Within 6 months of being here, new ministry ideas were introduced and it seemed as though the leadership was on board. Sam and the SPR hired a new preschool/family ministry director. This was all not without controversy in the church. Most churches do not handle change well. There was division and since then many people have left the church. But, many new people have also joined the church. I too have been implicated in some of the problems at church. Some people have viewed me as cold, rude and uninterested! Really they just do not know my heart! I attribute alot of the issues here too our rocky start. I came in guarded and they had expectations that I would never be able to meet. I'm not sure if some even know what those expectations are. I sure don't! Not to mention that I do not in any way fit the typical pastor's wife mold. Shocking I know! I won't go into all of the details about our current church because many of them are still fresh and raw. I think I still need time to process our most recent experiences before blogging too much about them. But, lets just say its been a tough appointment. That is no secret to anyone inside or outside of our church.

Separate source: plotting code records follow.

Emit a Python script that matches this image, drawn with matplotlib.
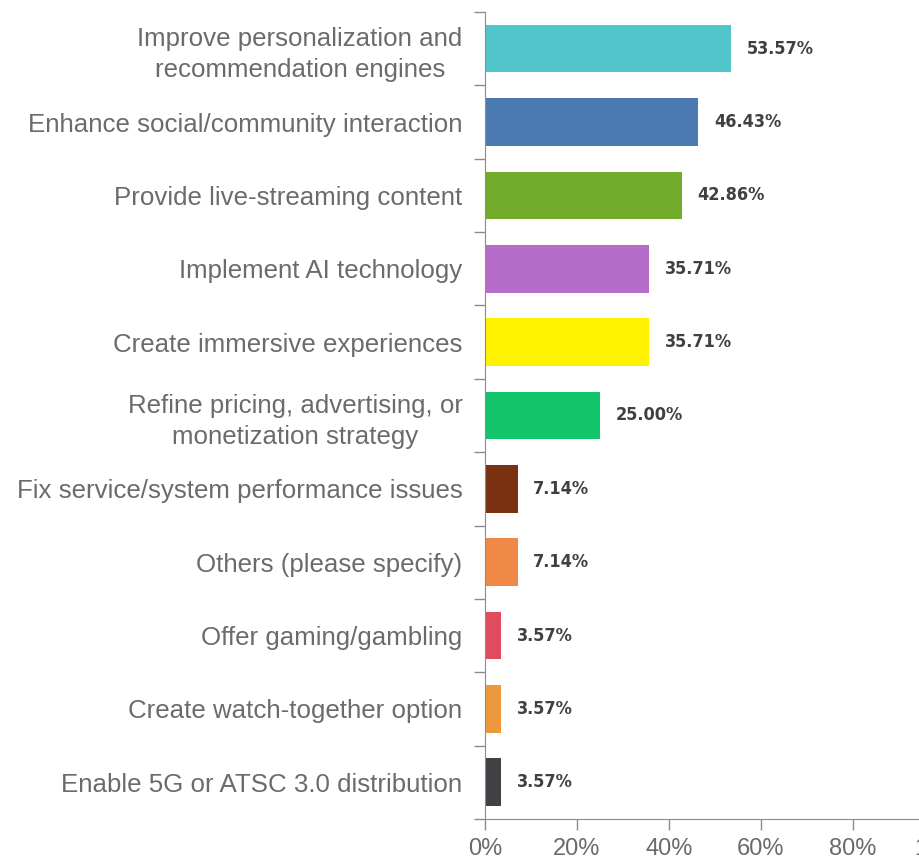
import matplotlib
matplotlib.use("Agg")
import matplotlib.pyplot as plt
import numpy as np

categories = [
    "Improve personalization and\nrecommendation engines",
    "Enhance social/community interaction",
    "Provide live-streaming content",
    "Implement AI technology",
    "Create immersive experiences",
    "Refine pricing, advertising, or\nmonetization strategy",
    "Fix service/system performance issues",
    "Others (please specify)",
    "Offer gaming/gambling",
    "Create watch-together option",
    "Enable 5G or ATSC 3.0 distribution",
]
shares = [53.57, 46.43, 42.86, 35.71, 35.71, 25.00, 7.14, 7.14, 3.57, 3.57, 3.57]
bar_colors = ["#52C5CB", "#4B79B1", "#73AB2A", "#B56DC9", "#FFF200", "#13C46A",
              "#7A3112", "#F08945", "#E04B5F", "#EE983D", "#404045"]
x_ticks = [0, 20, 40, 60, 80, 100]

LABEL_GREY = "#6B6B6B"
AXIS_GREY = "#8C8C8C"

fig = plt.figure(figsize=(9.2, 8.61), dpi=100)
ax = fig.add_axes([0.527, 0.0488, 0.5, 0.9373])

y = np.arange(len(categories))
ax.barh(y, shares, height=0.65, color=bar_colors)
ax.set_ylim(len(categories) - 0.5, -0.5)
ax.set_xlim(0, 100)

for yi, v in zip(y, shares):
    ax.text(v + 3.4, yi, f"{v:.2f}%", va="center", ha="left",
            fontsize=13, fontweight="bold", color="#404040",
            fontstretch="condensed", family=["DejaVu Sans"])

# category labels sit between boundary ticks
ax.set_yticks(y)
ax.set_yticklabels(categories, fontsize=18.6, color=LABEL_GREY,
                   family=["Liberation Sans", "DejaVu Sans"],
                   linespacing=1.38, multialignment="center")
ax.set_yticks(np.arange(len(categories) + 1) - 0.5, minor=True)
ax.tick_params(axis="y", which="major", length=0, pad=16)
ax.tick_params(axis="y", which="minor", length=8, color=AXIS_GREY, width=1)

ax.set_xticks(x_ticks)
ax.set_xticklabels([f"{t}%" for t in x_ticks], fontsize=17, color=LABEL_GREY,
                   family=["Liberation Sans", "DejaVu Sans"])
ax.tick_params(axis="x", length=8, color=AXIS_GREY, width=1, pad=6)

for side in ("top", "right"):
    ax.spines[side].set_visible(False)
for side in ("bottom", "left"):
    ax.spines[side].set_color(AXIS_GREY)

fig.savefig("out.png", dpi=100)
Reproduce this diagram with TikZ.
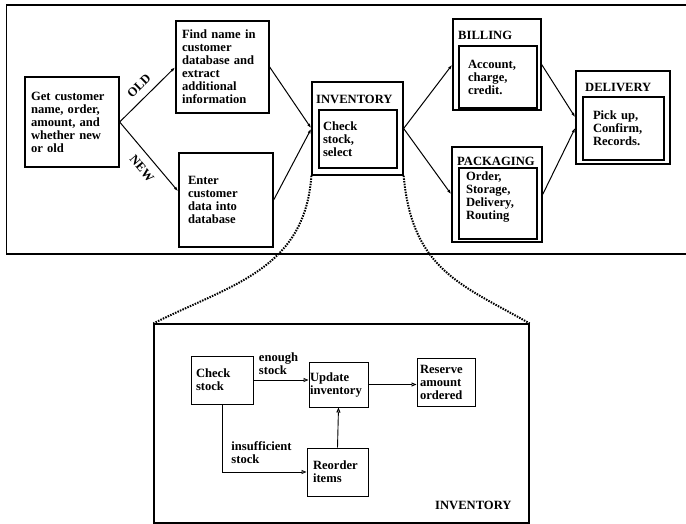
\documentclass[tikz,border=0pt]{standalone}
\usepackage{fontspec}
\setmainfont{Liberation Serif}
\usetikzlibrary{arrows.meta, calc}

\begin{document}
\begin{tikzpicture}[x=1pt, y=-1pt,
    every node/.style={font=\fontsize{12.6}{13}\selectfont\bfseries},
    box/.style={draw, line width=1.3pt, align=left, inner ysep=0pt},
    lbl/.style={inner sep=0pt, anchor=west},
    arr/.style={-{Latex[length=5pt, width=3pt]}, line width=1pt},
    arrb/.style={-{Triangle[open, length=5pt, width=4pt]}, line width=0.9pt},
    zoomline/.style={line width=2pt, dash pattern=on 1.5pt off 1.2pt}]

\useasboundingbox (0,0) rectangle (686,524);

% Upper frame (open on the right)
\draw[line width=1.4pt] (686,5) -- (6.7,5) -- (6.7,254) -- (686,254);

% Order entry
\node[box, text width=82pt, inner xsep=6pt, minimum height=90pt] (getcust) at (72,122)
    {Get customer\\name, order,\\amount, and\\whether new\\or old};
\node[box, text width=81pt, inner xsep=6pt, minimum height=92pt] (findname) at (222.5,67)
    {Find name in\\customer\\database and\\extract\\additional\\information};
\node[box, text width=76pt, inner xsep=9pt, minimum height=94pt] (enter) at (226,200)
    {Enter\\customer\\data into\\database};

% Inventory
\node[box, minimum width=91pt, minimum height=93pt] (inv) at (357.5,128.5) {};
\node[lbl] (invlbl) at (316,99) {INVENTORY};
\node[box, text width=70pt, inner xsep=4pt, minimum height=58pt] (invin) at (358,139)
    {Check\\stock,\\select};

% Billing
\node[box, minimum width=88pt, minimum height=91pt] (billing) at (497,64.5) {};
\node[lbl] (billlbl) at (458,35) {BILLING};
\node[box, text width=60pt, inner xsep=9pt, minimum height=62pt] (billin) at (498,77)
    {Account,\\charge,\\credit.};

% Packaging
\node[box, minimum width=90pt, minimum height=95pt] (packaging) at (497,194.5) {};
\node[lbl] (packlbl) at (457,161) {PACKAGING};
\node[box, text width=64pt, inner xsep=7pt, minimum height=71pt, text depth=54pt] (packin) at (498,203.5)
    {Order,\\Storage,\\Delivery,\\Routing};

% Delivery
\node[box, minimum width=94pt, minimum height=93pt] (delivery) at (623,117.5) {};
\node[lbl] (delilbl) at (585,87) {DELIVERY};
\node[box, text width=61pt, inner xsep=10pt, minimum height=63pt] (deliin) at (623.5,128.5)
    {Pick up,\\Confirm,\\Records.};

% Flow arrows
\draw[arr] (getcust.east) -- node[pos=0.5, sloped, above=4pt] {OLD} (findname.west);
\draw[arr] (getcust.east) -- node[pos=0.55, sloped, below=5pt] {NEW} (enter.170);
\draw[arr] (findname.east) -- (inv.west);
\draw[arr] (enter.east) -- (inv.west);
\draw[arr] (inv.east) -- (billing.west);
\draw[arr] (inv.east) -- (packaging.west);
\draw[arr] (billing.east) -- (delivery.west);
\draw[arr] (packaging.east) -- (delivery.192);

% Detail of inventory
\node[draw, line width=1.2pt, minimum width=375pt, minimum height=199pt] (detail) at (341.5,423.5) {};
\node[lbl] (detlbl) at (435,505) {INVENTORY};

\draw[zoomline] (inv.south west) .. controls (305,270) and (230,285) .. (detail.north west);
\draw[zoomline] (inv.south east) .. controls (412,270) and (462,285) .. (detail.north east);

\node[box, line width=1pt, text width=52pt, inner xsep=5pt, minimum height=48pt] (checkst) at (222,380)
    {Check\\stock};
\node[box, line width=1pt, text width=57pt, inner xsep=1pt, minimum height=45pt] (update) at (338.5,384.5)
    {Update\\inventory};
\node[box, line width=1pt, text width=52pt, inner xsep=3pt, minimum height=48pt] (reserve) at (446,382)
    {Reserve\\amount\\ordered};
\node[box, line width=1pt, text width=49pt, inner xsep=6pt, minimum height=48pt] (reorder) at (337.5,472)
    {Reorder\\items};

\draw[arrb] (checkst.east) -- node[pos=0, anchor=south west, align=left, xshift=5pt, yshift=5pt, inner sep=0pt]
    {enough\\stock} (update.west |- checkst.east);
\draw[arrb] (update.east) -- (reserve.west |- update.east);
\draw[arrb] (checkst.south) |- node[pos=0.5, anchor=south west, align=left, xshift=9pt, yshift=8pt, inner sep=0pt]
    {insufficient\\stock} (reorder.west);
\draw[arrb] (reorder.north) -- (update.south);

\end{tikzpicture}
\end{document}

Since being at Waleska UMC our family has been blessed yet again with another beautiful baby. We had to turn to clomid again but thank God for medical technology. Anna Kathryn Hamby was born on
Things are starting to settle down some and we have been very proud of those who have been faithful at our church. We believe that there is still ministry to be done here and that at least for the next year, we are to remain here to see it through. Sam is also exploring several different doctoral degree programs. That is still very up in the air! But, we are excited to see what the next appointment year brings!
So that is it! That is how I became a pastor's wife and some of my experiences thus far. I certainly never dreamed that it is what I would be one day but, I am learning to embrace it and discovering what my passions for ministry are. Thank you for reading this very long post. I promise they won't all be this long!